___ SUPPLIED RECORDS

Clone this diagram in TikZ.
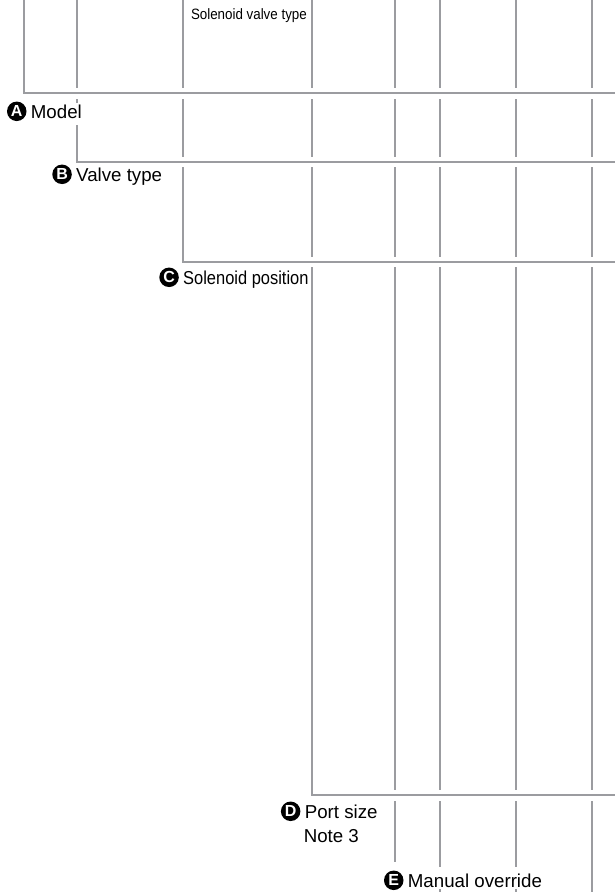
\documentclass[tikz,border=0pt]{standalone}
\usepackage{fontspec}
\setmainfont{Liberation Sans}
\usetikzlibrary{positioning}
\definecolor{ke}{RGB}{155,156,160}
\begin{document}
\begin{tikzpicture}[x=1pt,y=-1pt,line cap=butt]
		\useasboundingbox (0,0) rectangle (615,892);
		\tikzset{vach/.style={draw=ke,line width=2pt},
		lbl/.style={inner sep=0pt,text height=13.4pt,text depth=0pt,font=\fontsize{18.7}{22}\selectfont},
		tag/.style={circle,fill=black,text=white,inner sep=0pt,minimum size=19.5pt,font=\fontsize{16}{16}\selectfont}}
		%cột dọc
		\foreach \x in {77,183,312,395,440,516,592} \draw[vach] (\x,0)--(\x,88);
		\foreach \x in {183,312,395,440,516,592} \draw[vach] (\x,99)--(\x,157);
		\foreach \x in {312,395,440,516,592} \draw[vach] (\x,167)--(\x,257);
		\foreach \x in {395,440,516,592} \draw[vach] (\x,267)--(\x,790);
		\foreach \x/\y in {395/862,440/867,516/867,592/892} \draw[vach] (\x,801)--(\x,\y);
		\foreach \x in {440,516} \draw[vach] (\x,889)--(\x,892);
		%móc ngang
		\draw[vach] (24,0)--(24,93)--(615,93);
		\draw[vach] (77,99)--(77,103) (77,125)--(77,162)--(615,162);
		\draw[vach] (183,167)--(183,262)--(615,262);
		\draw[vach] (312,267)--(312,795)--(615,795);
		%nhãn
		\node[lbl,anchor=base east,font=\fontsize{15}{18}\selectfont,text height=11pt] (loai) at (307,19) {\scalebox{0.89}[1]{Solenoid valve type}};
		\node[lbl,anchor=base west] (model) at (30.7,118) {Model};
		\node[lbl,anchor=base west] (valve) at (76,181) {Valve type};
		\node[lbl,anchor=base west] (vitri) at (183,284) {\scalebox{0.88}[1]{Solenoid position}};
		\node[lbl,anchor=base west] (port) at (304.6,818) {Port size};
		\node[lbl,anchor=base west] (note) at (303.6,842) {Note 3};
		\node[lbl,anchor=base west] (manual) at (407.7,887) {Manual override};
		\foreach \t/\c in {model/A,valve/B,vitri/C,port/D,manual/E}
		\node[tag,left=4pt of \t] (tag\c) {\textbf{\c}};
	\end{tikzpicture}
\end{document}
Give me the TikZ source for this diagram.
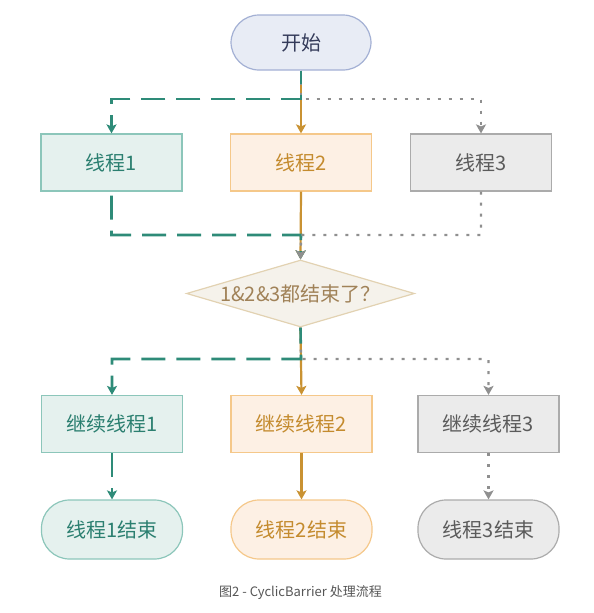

______

[YOUR GOAL] Find each line with the string "diagram" and copy it out.

[SOLUTION FOR THIS EXERCISE]
Clone this diagram in TikZ.
Give me the TikZ source for this diagram.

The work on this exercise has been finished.